Night view of Dhaka, Bangladesh. Photo: public domain
Night view of Dhaka, Bangladesh. Photo: public domain

Bangladesh has surprised the world with an unexpected run of economic success in recent years, which has seen the country transformed from one of South Asia’s poorest to a rising star. Little more than a decade ago, the situation was so dire that when the country reported faster economic growth than Pakistan it was considered a fluke.

It was no anomaly. Bangladesh’s annual GDP has exceeded Pakistan’s by around 2.5% per year since then, and is now poised to surpass Pakistan in terms of per capital GDP in 2020, even when adjusted for purchasing power parity.

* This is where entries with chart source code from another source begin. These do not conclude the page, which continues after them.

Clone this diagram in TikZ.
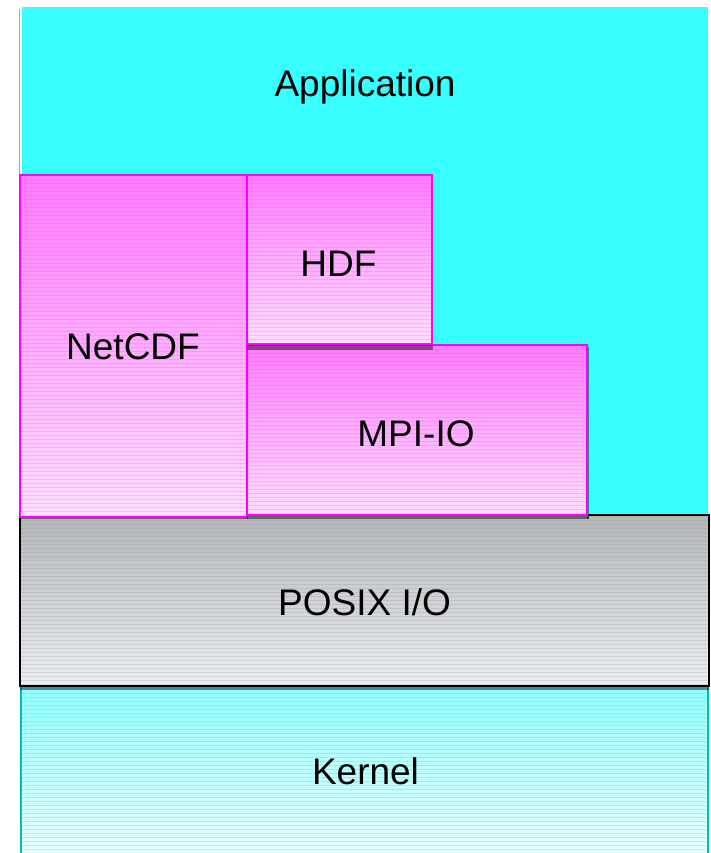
\documentclass[tikz,border=0pt]{standalone}
\usepackage{fontspec}
\setmainfont{Liberation Sans}
\definecolor{appcyan}{RGB}{56,255,255}
\definecolor{magtop}{RGB}{255,122,255}
\definecolor{magbot}{RGB}{255,222,255}
\definecolor{magline}{RGB}{255,0,255}
\definecolor{graytop}{RGB}{182,182,182}
\definecolor{graybot}{RGB}{238,238,238}
\definecolor{kertop}{RGB}{145,255,255}
\definecolor{kerbot}{RGB}{232,255,255}
\definecolor{kerline}{RGB}{0,190,190}
\definecolor{stripe}{RGB}{120,140,170}
\tikzset{
  layer/.style={rectangle, anchor=north west, inner sep=0pt, outer sep=0pt},
  libbox/.style={layer, draw=magline, line width=2pt, top color=magtop, bottom color=magbot},
  posixbox/.style={layer, draw=black, line width=2pt, top color=graytop, bottom color=graybot},
  kernelbox/.style={layer, top color=kertop, bottom color=kerbot},
  dropshadow/.style={fill=black, fill opacity=0.45, draw=none},
  lbl/.style={font=\fontsize{37}{40}\selectfont, text=black, inner sep=0pt, anchor=base},
}
% faint horizontal banding inside a box: x1, y1, x2, y2
\newcommand{\bands}[4]{%
  \pgfmathtruncatemacro\nbands{(#4-#2-3)/4}%
  \foreach \k in {0,...,\nbands}{%
    \draw[stripe, line width=0.6pt, opacity=0.22] (#1+1,#2+3+4*\k) -- (#3-1,#2+3+4*\k);}}
\begin{document}
\begin{tikzpicture}[x=1pt, y=-1pt]
\useasboundingbox (0,0) rectangle (710,853);
\fill[white] (0,0) rectangle (710,853);

% application layer
\node[layer, fill=appcyan, minimum width=686pt, minimum height=510pt] (app) at (22,7) {};
\draw[gray!70, line width=1pt] (19.5,9) -- (19.5,175);
\node[lbl] (applbl) at (365,97) {Application};

% kernel layer
\node[kernelbox, minimum width=689pt, minimum height=170pt] (kernel) at (20,686) {};
\bands{20}{690}{707}{853}
\draw[kerline, line width=2pt] (kernel.north east) ++(-1,0) -- ++(0,170);
\draw[kerline, line width=2pt] (kernel.north west) ++(1,0) -- ++(0,170);
\node[lbl] (kerlbl) at (365.5,784) {Kernel};

% POSIX layer
\fill[dropshadow] (20,686) rectangle (709,690);
\node[posixbox, minimum width=689pt, minimum height=171pt] (posix) at (20,515) {};
\bands{20}{517}{708}{684}
\node[lbl] (posixlbl) at (364.5,615) {POSIX I/O};

% NetCDF
\fill[dropshadow] (20,515) rectangle (248,519);
\node[libbox, minimum width=227pt, minimum height=342pt] (netcdf) at (20,175) {};
\bands{20}{176}{247}{516}
\node[lbl] (netcdflbl) at (133,359) {NetCDF};

% MPI-IO
\fill[dropshadow] (247,515) rectangle (589,519);
\fill[dropshadow] (587,347) rectangle (589,519);
\node[libbox, minimum width=340pt, minimum height=170pt] (mpiio) at (247,345) {};
\bands{247}{346}{587}{514}
\node[lbl] (mpiiolbl) at (416,446) {MPI-IO};

% HDF
\fill[dropshadow] (247,345) rectangle (433,350);
\node[libbox, minimum width=185pt, minimum height=169pt] (hdf) at (247,175) {};
\bands{247}{176}{432}{344}
\node[lbl] (hdflbl) at (338.5,276) {HDF};
\end{tikzpicture}
\end{document}
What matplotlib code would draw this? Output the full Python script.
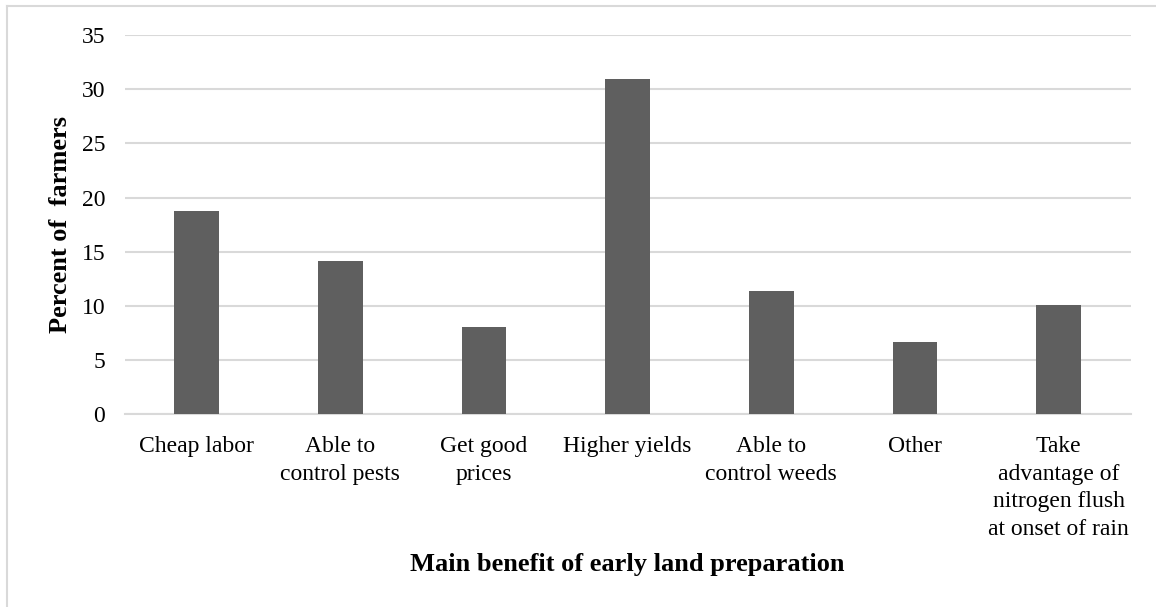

That is according to Kaushik Basu, a former chief economist at the World Bank, who outlines some important reforms that have helped bring about the success story in commentary published by The Asset on Friday. But, he adds, it is by no means guaranteed that the reforms will continue.

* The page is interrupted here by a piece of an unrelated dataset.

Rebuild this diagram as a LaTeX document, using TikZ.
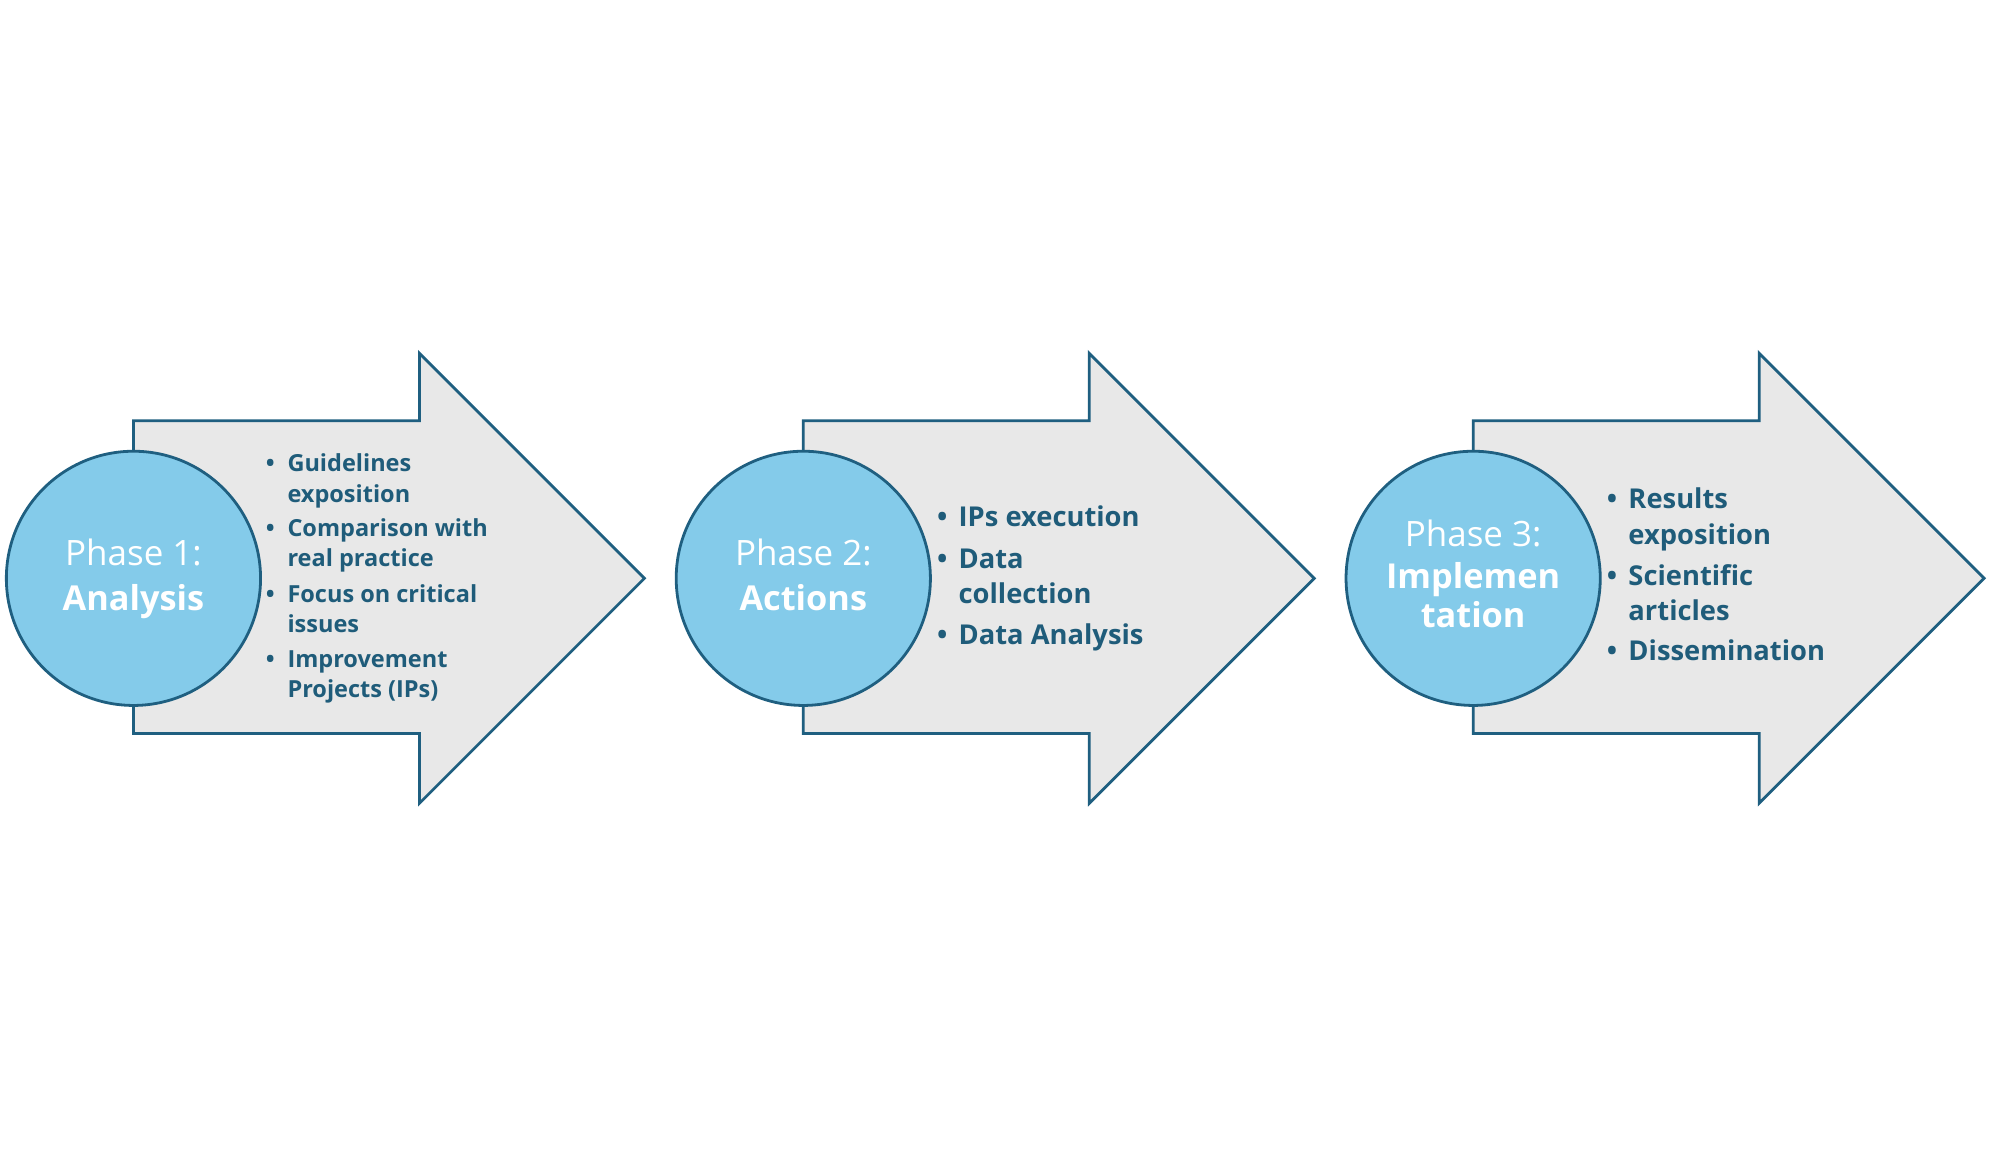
\documentclass[tikz,border=0pt]{standalone}
\usepackage{fontspec}
\setmainfont{Open Sans}[Ligatures=NoCommon]
\begin{document}
\definecolor{cfill}{HTML}{84CBEA}
\definecolor{cline}{HTML}{1F5F80}
\definecolor{afill}{HTML}{E8E8E8}
\definecolor{ctext}{HTML}{1F5C7A}
\begin{tikzpicture}[x=1pt,y=-1pt,
  arr/.style={draw=cline,line width=2.2pt,fill=afill,line join=miter},
  circ/.style={circle,draw=cline,line width=2.2pt,fill=cfill,minimum size=200pt,inner sep=0pt},
  ph/.style={anchor=base,text=white,font=\fontsize{27.5}{30}\selectfont,inner sep=0pt},
  phb/.style={ph,font=\fontsize{27}{30}\selectfont\bfseries},
  sa/.style={anchor=base west,text=ctext,inner sep=0pt,font=\fontsize{18.5}{20}\selectfont\bfseries},
  sb/.style={anchor=base west,text=ctext,inner sep=0pt,font=\fontsize{21.5}{24}\selectfont\bfseries}]
\useasboundingbox (0,0) rectangle (1568,908);
\foreach \o in {0,527,1054}{
  \draw[arr] (105+\o,331) -- (330+\o,331) -- (330+\o,278) -- (507+\o,455) -- (330+\o,632) -- (330+\o,577) -- (105+\o,577) -- cycle;
}
\node[circ] (c1) at (105,455) {};
\node[circ] (c2) at (632,455) {};
\node[circ] (c3) at (1159,455) {};
\node[ph] (p1) at (105,445) {Phase 1:};
\node[phb] (p1b) at (105,480) {Analysis};
\node[ph] (p2) at (632,445) {Phase 2:};
\node[phb] (p2b) at (632,480) {Actions};
\node[ph] (p3) at (1159,430) {Phase 3:};
\node[phb] (p3b) at (1159,463) {Implemen};
\node[phb] (p3c) at (1159,494) {tation};
% arrow 1
\node[sa] (a1b) at (209,371) {•}; \node[sa] (a1) at (226,371) {Guidelines};
\node[sa] (a2) at (226,395) {exposition};
\node[sa] (a3b) at (209,422) {•}; \node[sa] (a3) at (226,422) {Comparison with};
\node[sa] (a4) at (226,446) {real practice};
\node[sa] (a5b) at (209,474) {•}; \node[sa] (a5) at (226,474) {Focus on critical};
\node[sa] (a6) at (226,498) {issues};
\node[sa] (a7b) at (209,525) {•}; \node[sa] (a7) at (226,525) {Improvement};
\node[sa] (a8) at (226,549) {Projects (IPs)};
% arrow 2
\node[sb] (b1b) at (737,414) {•}; \node[sb] (b1) at (754,414) {IPs execution};
\node[sb] (b2b) at (737,447) {•}; \node[sb] (b2) at (754,447) {Data};
\node[sb] (b3) at (754,475) {collection};
\node[sb] (b4b) at (737,507) {•}; \node[sb] (b4) at (754,507) {Data Analysis};
% arrow 3
\node[sb] (d1b) at (1264,400) {•}; \node[sb] (d1) at (1281,400) {Results};
\node[sb] (d2) at (1281,428) {exposition};
\node[sb] (d3b) at (1264,461) {•}; \node[sb] (d3) at (1281,461) {Scientific};
\node[sb] (d4) at (1281,488) {articles};
\node[sb] (d5b) at (1264,520) {•}; \node[sb] (d5) at (1281,520) {Dissemination};
\end{tikzpicture}
\end{document}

“In my view, Bangladesh’s economic transformation was driven in large part by social changes, starting with the empowerment of women,” Basu writes.

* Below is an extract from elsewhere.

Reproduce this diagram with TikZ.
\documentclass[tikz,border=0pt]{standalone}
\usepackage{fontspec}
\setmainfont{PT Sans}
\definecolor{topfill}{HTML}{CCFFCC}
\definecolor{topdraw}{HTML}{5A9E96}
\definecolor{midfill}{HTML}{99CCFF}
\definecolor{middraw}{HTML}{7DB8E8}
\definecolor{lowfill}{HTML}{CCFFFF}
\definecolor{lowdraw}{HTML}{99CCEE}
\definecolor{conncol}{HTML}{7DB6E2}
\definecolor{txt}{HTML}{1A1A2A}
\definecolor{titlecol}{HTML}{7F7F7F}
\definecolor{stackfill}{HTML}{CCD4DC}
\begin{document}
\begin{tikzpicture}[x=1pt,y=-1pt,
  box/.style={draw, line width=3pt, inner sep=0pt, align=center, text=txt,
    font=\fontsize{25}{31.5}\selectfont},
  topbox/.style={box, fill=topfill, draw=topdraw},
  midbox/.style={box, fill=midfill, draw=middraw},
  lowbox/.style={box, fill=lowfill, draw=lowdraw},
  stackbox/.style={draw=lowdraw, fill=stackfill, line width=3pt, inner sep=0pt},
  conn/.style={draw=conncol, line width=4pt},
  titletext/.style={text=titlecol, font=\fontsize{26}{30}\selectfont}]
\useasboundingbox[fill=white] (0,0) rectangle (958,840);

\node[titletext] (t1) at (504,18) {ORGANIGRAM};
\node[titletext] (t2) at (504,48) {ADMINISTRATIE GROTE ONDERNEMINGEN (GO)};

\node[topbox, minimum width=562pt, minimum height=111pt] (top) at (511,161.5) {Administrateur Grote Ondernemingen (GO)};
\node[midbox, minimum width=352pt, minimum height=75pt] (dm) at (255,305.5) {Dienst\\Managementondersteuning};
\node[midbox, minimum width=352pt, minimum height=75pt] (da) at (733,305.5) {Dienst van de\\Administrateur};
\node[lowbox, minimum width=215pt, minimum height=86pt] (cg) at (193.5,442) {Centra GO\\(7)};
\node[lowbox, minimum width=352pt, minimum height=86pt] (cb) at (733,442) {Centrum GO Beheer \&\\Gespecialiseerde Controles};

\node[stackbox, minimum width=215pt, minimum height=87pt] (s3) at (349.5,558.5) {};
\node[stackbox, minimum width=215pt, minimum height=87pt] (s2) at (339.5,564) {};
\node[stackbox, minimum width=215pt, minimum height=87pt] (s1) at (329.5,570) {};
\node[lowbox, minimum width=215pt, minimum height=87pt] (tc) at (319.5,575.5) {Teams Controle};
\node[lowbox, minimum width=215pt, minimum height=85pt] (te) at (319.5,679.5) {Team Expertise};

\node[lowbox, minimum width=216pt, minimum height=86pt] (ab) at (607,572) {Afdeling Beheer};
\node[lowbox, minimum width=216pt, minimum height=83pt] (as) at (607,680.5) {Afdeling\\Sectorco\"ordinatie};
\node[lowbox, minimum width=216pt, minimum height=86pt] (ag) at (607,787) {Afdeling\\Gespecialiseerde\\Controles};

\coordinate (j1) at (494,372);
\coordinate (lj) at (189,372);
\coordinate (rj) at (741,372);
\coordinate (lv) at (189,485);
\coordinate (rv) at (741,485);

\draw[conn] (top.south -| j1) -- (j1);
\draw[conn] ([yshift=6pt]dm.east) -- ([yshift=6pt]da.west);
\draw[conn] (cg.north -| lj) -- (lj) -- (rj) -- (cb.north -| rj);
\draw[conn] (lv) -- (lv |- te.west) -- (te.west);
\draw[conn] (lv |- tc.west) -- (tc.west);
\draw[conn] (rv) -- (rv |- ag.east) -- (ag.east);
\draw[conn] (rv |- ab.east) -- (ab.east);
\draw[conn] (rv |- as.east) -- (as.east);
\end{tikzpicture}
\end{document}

The changes have been supported by a wide range of initiatives spearheaded by nongovernmental organizations as well as the government, he says, including grassroots initiatives in economic inclusion.

“Among Bangladeshi adults with bank accounts, 34.1% made digital transactions in 2017, compared to an average rate of 27.8% for South Asia,” according to World Bank data cited in the article. “Moreover, only 10.4% of Bangladeshi bank accounts are ‘dormant’ (meaning there were no deposits or withdrawals in the previous year), compared to 48% of Indian bank accounts.”

But Basu sees a number of potential pitfalls ahead, and not just the corruption, cronyism and inequality that accompany an economic rise.

“There is an even deeper threat posed by orthodox groups and religious fundamentalists who oppose Bangladesh’s early investments in progressive social reforms. A reversal of those investments would cause a severe and prolonged economic setback. This is not merely a passing concern: vibrant economies have been derailed by zealotry many times throughout history,” he argues.

“Bangladesh needs to be vigilant about the risks posed by fundamentalism. Given Prime Minister Sheikh Hasina’s deep commitment to addressing these risks, there is reason to hope for success,” Basu writes in conclusion. “In that case, Bangladesh will be on a path that would have been unimaginable just two decades ago: toward becoming an Asian success story.”